Try This: Fall Photography Exercises

Exercise 1: The Single Tree Study. Find one particularly colorful tree and spend an hour photographing it from every angle and distance. Shoot wide to include the whole tree in its environment. Shoot from below looking up through the canopy. Shoot individual branches backlit by the sun. Shoot fallen leaves at its base. Move around it and notice how the light changes from different directions. This exercise teaches you that one strong subject, explored thoroughly, yields more interesting results than driving from location to location chasing variety. Apply what you know about the rule of thirds to find the most dynamic framings.

Exercise 2: The Color Isolation. Go out with a single color in mind: photograph only red subjects for one session, or only yellow, or only orange. This constraint forces you to look past the overwhelming visual richness of autumn and focus on specific elements. You will find your color in unexpected places: a red door, a yellow fire hydrant, orange berries, a rust-colored fence. The resulting images form a cohesive series unified by color.

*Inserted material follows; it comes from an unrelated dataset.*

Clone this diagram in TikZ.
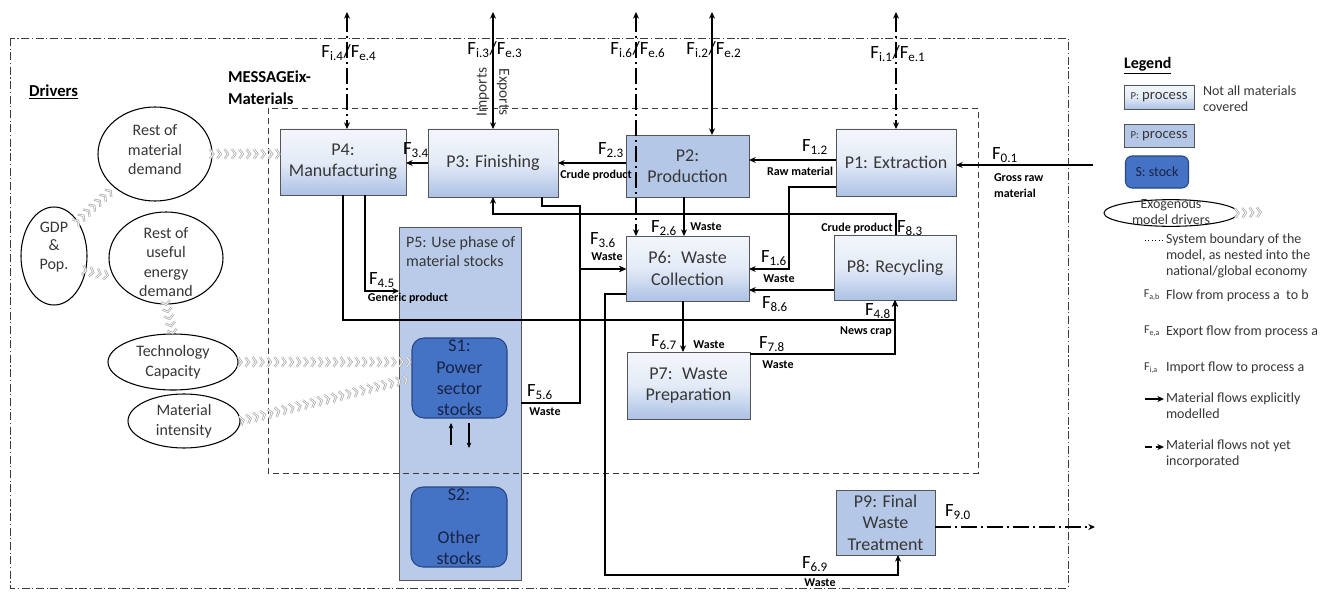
\documentclass[tikz,border=0pt]{standalone}
\usepackage{fontspec}
\setmainfont{Carlito}
\usetikzlibrary{arrows.meta,decorations.markings,shapes.geometric}
\definecolor{procflat}{RGB}{180,199,231}
\definecolor{proctop}{RGB}{243,246,251}
\definecolor{procmid}{RGB}{228,235,247}
\definecolor{procbot}{RGB}{172,193,229}
\definecolor{stockfill}{RGB}{68,114,196}
\definecolor{stockline}{RGB}{40,70,130}
\definecolor{boxline}{RGB}{85,85,85}
\definecolor{chevcol}{RGB}{175,175,175}
\definecolor{txt}{RGB}{55,55,55}
\definecolor{stocktxt}{RGB}{25,35,70}
\definecolor{bound}{RGB}{60,60,60}
\newcommand\Flow[1]{F\textsubscript{#1}}
\tikzset{
  every node/.style={inner sep=0pt, outer sep=0pt},
  procbase/.style={draw=boxline, line width=0.7pt, align=center, text=txt, font=\fontsize{13.5}{16}\selectfont},
  gradbox/.style={procbase, top color=proctop, bottom color=procbot, middle color=procmid},
  flatbox/.style={procbase, fill=procflat},
  stockbox/.style={draw=stockline, line width=0.8pt, fill=stockfill, rounded corners=9pt, align=center, text=stocktxt, font=\fontsize{13.5}{16}\selectfont},
  drv/.style={ellipse, draw=black, line width=0.8pt, fill=white},
  drvtxt/.style={align=center, text=txt, font=\fontsize{12}{14.6}\selectfont},
  flow/.style={draw=black, line width=1.3pt, -{Stealth[length=5pt,width=4.5pt]}},
  flowtwo/.style={draw=black, line width=1.3pt, {Stealth[length=5pt,width=4.5pt]}-{Stealth[length=5pt,width=4.5pt]}},
  dd/.style={dash pattern=on 12pt off 3pt on 1.5pt off 3pt},
  flab/.style={font=\fontsize{14}{16}\selectfont},
  wlab/.style={font=\bfseries\fontsize{9}{12}\selectfont},
  chev/.style={decorate, decoration={markings, mark=between positions 0.02 and 1 step 5.5pt with {
      \draw[chevcol, line width=1.7pt, line join=miter] (-2.6pt,3.6pt) -- (0,0) -- (-2.6pt,-3.6pt);
      \draw[white, line width=0.5pt, line join=miter] (-2.6pt,3.6pt) -- (0,0) -- (-2.6pt,-3.6pt);}}},
  legtxt/.style={align=left, text=txt, font=\fontsize{10.5}{11.8}\selectfont},
  outerb/.style={draw=bound, line width=0.6pt, dash pattern=on 6pt off 2pt on 0.8pt off 2pt},
  innerb/.style={draw=bound, line width=0.6pt, dash pattern=on 4.5pt off 3pt},
}
\begin{document}
\begin{tikzpicture}[x=0.75pt,y=-0.75pt]
\fill[white] (0,0) rectangle (1329,592);
\useasboundingbox (0,0) rectangle (1329,592);

% ---------- use phase column and stocks
\node[flatbox, fill=procflat!92!white, minimum width=91.5pt, minimum height=264.75pt] (P5) at (460,403.5) {};
\node[anchor=north west, align=left, text=txt, font=\fontsize{12}{14.5}\selectfont] (P5t) at (406,236) {P5: Use phase of\\material stocks};
\node[stockbox, minimum width=71.25pt, minimum height=60pt] (S1) at (459.5,378) {S1:\\Power\\sector\\stocks};
\node[stockbox, minimum width=72pt, minimum height=60pt] (S2) at (459,527) {S2:\\[16pt]Other\\stocks};

% ---------- processes
\node[gradbox, minimum width=94.5pt, minimum height=49.5pt] (P4) at (343,162) {P4:\\Manufacturing};
\node[gradbox, minimum width=97.5pt, minimum height=51pt] (P3) at (493,163) {P3: Finishing};
\node[flatbox, minimum width=92.25pt, minimum height=46.5pt] (P2) at (687.5,166) {P2:\\Production};
\node[gradbox, minimum width=90pt, minimum height=50.25pt] (P1) at (896,162.5) {P1: Extraction};
\node[gradbox, minimum width=92.25pt, minimum height=48.75pt] (P6) at (687.5,268.5) {P6:~ Waste\\Collection};
\node[gradbox, minimum width=91.5pt, minimum height=48.75pt] (P8) at (895,267.5) {P8: Recycling};
\node[gradbox, minimum width=92.25pt, minimum height=50.25pt] (P7) at (688.5,385.5) {P7:~ Waste\\Preparation};
\node[flatbox, minimum width=74.25pt, minimum height=48.75pt] (P9) at (885.5,522.5) {P9: Final\\Waste\\Treatment};

% ---------- drivers
\node[drv, minimum width=85.5pt, minimum height=70.5pt] (rmd) at (155,154) {};
\node[drvtxt] (rmdt) at (155,150) {Rest of\\material\\demand};
\node[drv, minimum width=49.5pt, minimum height=73.5pt] (gdp) at (54,256) {};
\node[drvtxt, font=\fontsize{12}{13.8}\selectfont] (gdpt) at (54,247) {GDP\\\&\\Pop.};
\node[drv, minimum width=85.5pt, minimum height=69pt] (ue) at (166,258) {};
\node[drvtxt] (uet) at (166,262) {Rest of\\useful\\energy\\demand};
\node[drv, minimum width=97.5pt, minimum height=42pt] (tech) at (173,362) {};
\node[drvtxt] (techt) at (173,362) {Technology\\Capacity};
\node[drv, minimum width=84pt, minimum height=40.5pt] (mi) at (184,421) {};
\node[drvtxt] (mit) at (184,421) {Material\\intensity};

\node[font=\bfseries\fontsize{12.5}{14}\selectfont, anchor=west] (drvlab) at (29,92) {\underline{Drivers}};
\node[font=\bfseries\fontsize{12.5}{16}\selectfont, align=left, anchor=north west] (msg) at (228,71) {MESSAGEix-\\Materials};

% ---------- boundaries
\draw[outerb] (10,38) rectangle (1068,588);
\draw[innerb] (268,108) rectangle (978,473);

% ---------- chevrons
\path[chev] (rmd.east) -- (P4.west |- rmd.east);
\path[chev] (gdp.north east) -- (rmd.south west);
\path[chev] (gdp.-25) -- (ue.200);
\path[chev] (ue.south) -- (tech.north);
\path[chev] (tech.east) -- (S1.west |- tech.east);
\path[chev] (mi.east) -- (S1.west);

% ---------- import / export flows
\coordinate (t4) at (347,12);
\coordinate (t3) at (493,12);
\coordinate (t6) at (636,12);
\coordinate (t2) at (712,12);
\coordinate (t1) at (896,12);
\draw[flowtwo, dd] (t4) -- (t4 |- P4.north);
\draw[flowtwo] (t3) -- (t3 |- P3.north);
\draw[flowtwo, dd] (t6) -- (t6 |- P6.north);
\draw[flowtwo] (t2) -- (t2 |- P2.north);
\draw[flowtwo, dd] (t1) -- (t1 |- P1.north);

% ---------- material flows
\coordinate (s01) at (1093,165);
\draw[flow] (s01) -- (s01 -| P1.east);
\draw[flow] (P1.west |- 0,160) -- (P2.east |- 0,160);
\draw[flow] (P2.west |- 0,163) -- (P3.east |- 0,163);
\draw[flow] (P3.west |- 0,163) -- (P4.east |- 0,163);
\draw[flow] (684,0 |- P2.south) -- (684,0 |- P6.north);
\draw[flow] (683,0 |- P6.south) -- (683,0 |- P7.north);
\draw[flow] (P1.west |- 0,187) -| (789,269) -- (P6.east |- 0,269);
\draw[flow] (P8.west |- 0,290) -- (P6.east |- 0,290);
\draw[flow] (896,0 |- P8.north) |- (493,214) -- (493,0 |- P3.south);
\draw[flow] (542,0 |- P3.south) |- (580,206) |- (P6.west |- 0,269);
\draw[flow] (P5.east |- 0,403) -| (580,269) -- (P6.west |- 0,269);
\draw[flow] (365,0 |- P4.south) |- (P5.west |- 0,291);
\draw[flow] (343,0 |- P4.south) |- (895,320) -- (895,0 |- P8.south);
\draw[flow] (P7.east |- 0,354) -| (895,0 |- P8.south);
\draw[flow] (P6.west |- 0,294) -| (605,575) -| (898,0 |- P9.south);
\coordinate (e90) at (1095,527);
\draw[flow, dd] (P9.east |- e90) -- (e90);

% stock exchange arrows
\coordinate (ua) at (451,445);
\coordinate (ub) at (451,423);
\coordinate (da) at (469,423);
\coordinate (db) at (469,448);
\draw[draw=black, line width=0.8pt, -{Stealth[length=4pt,width=3.5pt]}] (ua) -- (ub);
\draw[draw=black, line width=0.8pt, -{Stealth[length=4pt,width=3.5pt]}] (da) -- (db);

% ---------- flow labels
\node[flab] at (349,53) {\Flow{i.4}/\Flow{e.4}};
\node[flab] at (495,50) {\Flow{i.3}/\Flow{e.3}};
\node[flab] at (638,50) {\Flow{i.6}/\Flow{e.6}};
\node[flab] at (714,50) {\Flow{i.2}/\Flow{e.2}};
\node[flab] at (898,54) {\Flow{i.1}/\Flow{e.1}};
\node[rotate=90, text=txt, font=\fontsize{11.5}{13}\selectfont] at (483,92) {Imports};
\node[rotate=-90, text=txt, font=\fontsize{11.5}{13}\selectfont] at (503,92) {Exports};

\node[flab] at (815,147) {\Flow{1.2}};
\node[wlab] at (800,171) {Raw material};
\node[flab] at (611,150) {\Flow{2.3}};
\node[wlab] at (596,175) {Crude product};
\node[flab] at (416,150) {\Flow{3.4}};
\node[flab] at (1005,155) {\Flow{0.1}};
\node[wlab, align=left, anchor=north west] at (994,174) {Gross raw\\material};
\node[flab] at (664,228) {\Flow{2.6}};
\node[wlab] at (706,227) {Waste};
\node[flab] at (603,240) {\Flow{3.6}};
\node[wlab] at (607,257) {Waste};
\node[flab] at (774,258) {\Flow{1.6}};
\node[wlab] at (779,279) {Waste};
\node[flab] at (775,304) {\Flow{8.6}};
\node[flab] at (664,342) {\Flow{6.7}};
\node[wlab] at (709,345) {Waste};
\node[flab] at (772,344) {\Flow{7.8}};
\node[wlab] at (778,365) {Waste};
\node[flab] at (540,392) {\Flow{5.6}};
\node[wlab] at (545,412) {Waste};
\node[flab] at (382,280) {\Flow{4.5}};
\node[wlab] at (408,298) {Generic product};
\node[flab] at (910,228) {\Flow{8.3}};
\node[wlab] at (857,228) {Crude product};
\node[flab] at (878,311) {\Flow{4.8}};
\node[wlab] at (866,332) {News crap};
\node[flab] at (815,564) {\Flow{6.9}};
\node[wlab] at (820,583) {Waste};
\node[flab] at (958,512) {\Flow{9.0}};

% ---------- legend
\node[font=\bfseries\fontsize{12}{14}\selectfont, anchor=west] (legt) at (1124,66) {\underline{Legend}};
\node[gradbox, font=\fontsize{11}{12}\selectfont, minimum width=52.5pt, minimum height=18pt] (lb1) at (1159,97) {{\fontsize{8}{9}\selectfont P:} process};
\node[legtxt, anchor=west] (lb1t) at (1203,99) {Not all materials\\covered};
\node[flatbox, font=\fontsize{11}{12}\selectfont, minimum width=52.5pt, minimum height=17.25pt] (lb2) at (1159,136) {{\fontsize{8}{9}\selectfont P:} process};
\node[stockbox, rounded corners=5pt, font=\fontsize{10.5}{12}\selectfont, minimum width=47.25pt, minimum height=24pt] (lst) at (1157,172) {S: stock};
\node[drv, minimum width=100.5pt, minimum height=20pt] (lell) at (1171,213) {};
\node[legtxt, align=center] (lellt) at (1171,212) {Exogenous\\model drivers};
\coordinate (lchev) at (1265,212);
\path[chev] (lell.east) -- (lchev);
\coordinate (ld1) at (1145,240);
\coordinate (ld2) at (1163,240);
\draw[black, line width=0.6pt, dotted] (ld1) -- (ld2);
\node[legtxt, anchor=west] (ldt) at (1166,256) {System boundary of the\\model, as nested into the\\national/global economy};
\node[text=txt, font=\fontsize{9}{10}\selectfont] (lfab) at (1152,295) {\Flow{a,b}};
\node[legtxt, anchor=west] (lfabt) at (1166,296) {Flow from process a~ to b};
\node[text=txt, font=\fontsize{9}{10}\selectfont] (lfea) at (1152,331) {\Flow{e,a}};
\node[legtxt, anchor=west] (lfeat) at (1166,332) {Export flow from process a};
\node[text=txt, font=\fontsize{9}{10}\selectfont] (lfia) at (1151,368) {\Flow{i,a}};
\node[legtxt, anchor=west] (lfiat) at (1166,368) {Import flow to process a};
\coordinate (la1) at (1145,399);
\coordinate (la2) at (1164,399);
\draw[flow, line width=1pt] (la1) -- (la2);
\node[legtxt, anchor=west] (lat) at (1166,406) {Material flows explicitly\\modelled};
\coordinate (lb1a) at (1145,447);
\coordinate (lb2a) at (1164,447);
\draw[flow, line width=1pt, dash pattern=on 5pt off 3pt] (lb1a) -- (lb2a);
\node[legtxt, anchor=west] (lbt) at (1166,454) {Material flows not yet\\incorporated};
\end{tikzpicture}
\end{document}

Exercise 3: The Before and After. Choose a location you know well and photograph it twice: once before peak fall color (when the leaves are just beginning to turn) and once at peak color. Compare the two sets of images. Notice what changed and what stayed the same. This exercise builds awareness of how gradual the transition is and trains you to see the early and late stages of autumn, which are often more subtle and more interesting than the peak. Understanding how natural light shifts throughout the season adds depth to your observation.

Fall is generous to photographers. The colors, the light, the atmosphere, and the sense of change all provide raw material for compelling images. But generosity can lead to laziness. The easy shot is not always the best shot. Push past the obvious, look for the details, work the light, and bring strong compositional discipline to scenes that are already visually rich. That is how you make fall photographs that endure beyond the season.